Three serving and one former priest complained shortly before Pope Benedict’s resignation decision to the papal nuncio in London, Antonio Mennini, accusing the Ballycastle, Co Antrim-born cardinal of inappropriate behaviour.

Explaining the cardinal’s absence from yesterday’s Mass, Bishop Stephen Robson said the Catholic Church “cannot but be saddened” by news of the allegations – which are vehemently denied.

“A number of allegations of inappropriate behaviour have been made against the cardinal,” he told the congregation. “The cardinal has sought legal advice and it would be inappropriate to comment at this time. There will be further statements in due course.”

In a reply to the priests, who asked a senior Edinburgh-based figure to represent them, the papal nuncio told them that he appreciated their courage, according to the Observer, which has seen emails exchanged between the sides.

One of the group, who left the priesthood and is now married, claims that Cardinal O’Brien made an inappropriate approach after night prayers in 1980 when he was spiritual director to the then 20-year-old seminarian.

Too frightened

The former priest claims he was too frightened to report the alleged incident, although he claims that he quit the priesthood when Cardinal O’Brien was later appointed bishop.

“I knew then he would always have power over me. It was assumed I left the priesthood to get married. I did not. I left to preserve my integrity,” the former priest said.
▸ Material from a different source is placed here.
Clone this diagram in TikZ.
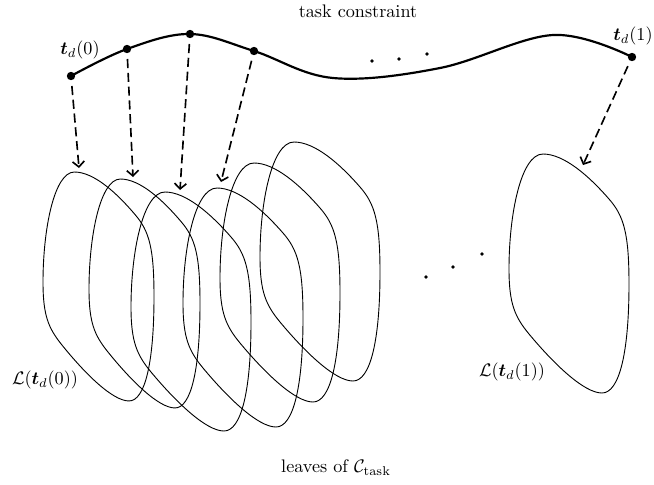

He added that he became depressed after the alleged incident, at St Andrew’s College, Drygrange, and needed psychological counselling.

A serving priest said he was invited to spend a week “getting to know” Cardinal O’Brien at his bishop’s palace, where he claims he was forced to fend off unwanted behaviour from him after a late-night drinking session, the Observer reports.

Speaking on the BBC’s Andrew Marr Show, Cardinal Cormac Murphy-O’Connor, the former archbishop of Westminster, noted that Cardinal O’Brien had denied the charges.

“I think we will just have to see how that pans out,” Cardinal Murphy-O’Connor told the programme. “There have been other cases which have been a great scandal to the church over these past years. I think the church has to face up – has faced up – to some of them very well indeed.”

Cardinal O’Brien would have to make his own decision about whether he should vote in the papal conclave, he added, though so far, there is no sign that the cardinal, who is due to retire next month on reaching 75, will step aside.

BBC interview

On Thursday, Cardinal O’Brien gave a candid interview to BBC Scotland where he voiced support for priests being able to marry, saying that celibacy had not been a constant in the church and did not have the same standing as “dogmatic beliefs” opposing euthanasia and abortion.

He showed no sign then that he was aware of the allegations, saying “the only thing” that worried him was whether he would do the right thing when he sat with the other cardinals to elect a successor to Pope Benedict.

He was then questioned about Los Angeles-based Cardinal Roger Mahony’s intention to travel to Rome for the conclave, even though he had been severely criticised for his plans to vote despite harsh condemnation of his handling of child-abuse cases in the US.

“I will leave it to him just to think and consider whether or not he has been guilty of such wrongdoing that would disqualify him from taking part in the papal election.

“We all know, and I think we all acknowledge, that sometimes if someone has erred in some way or another it doesn’t stop their judgment in other matters being perfectly clear.”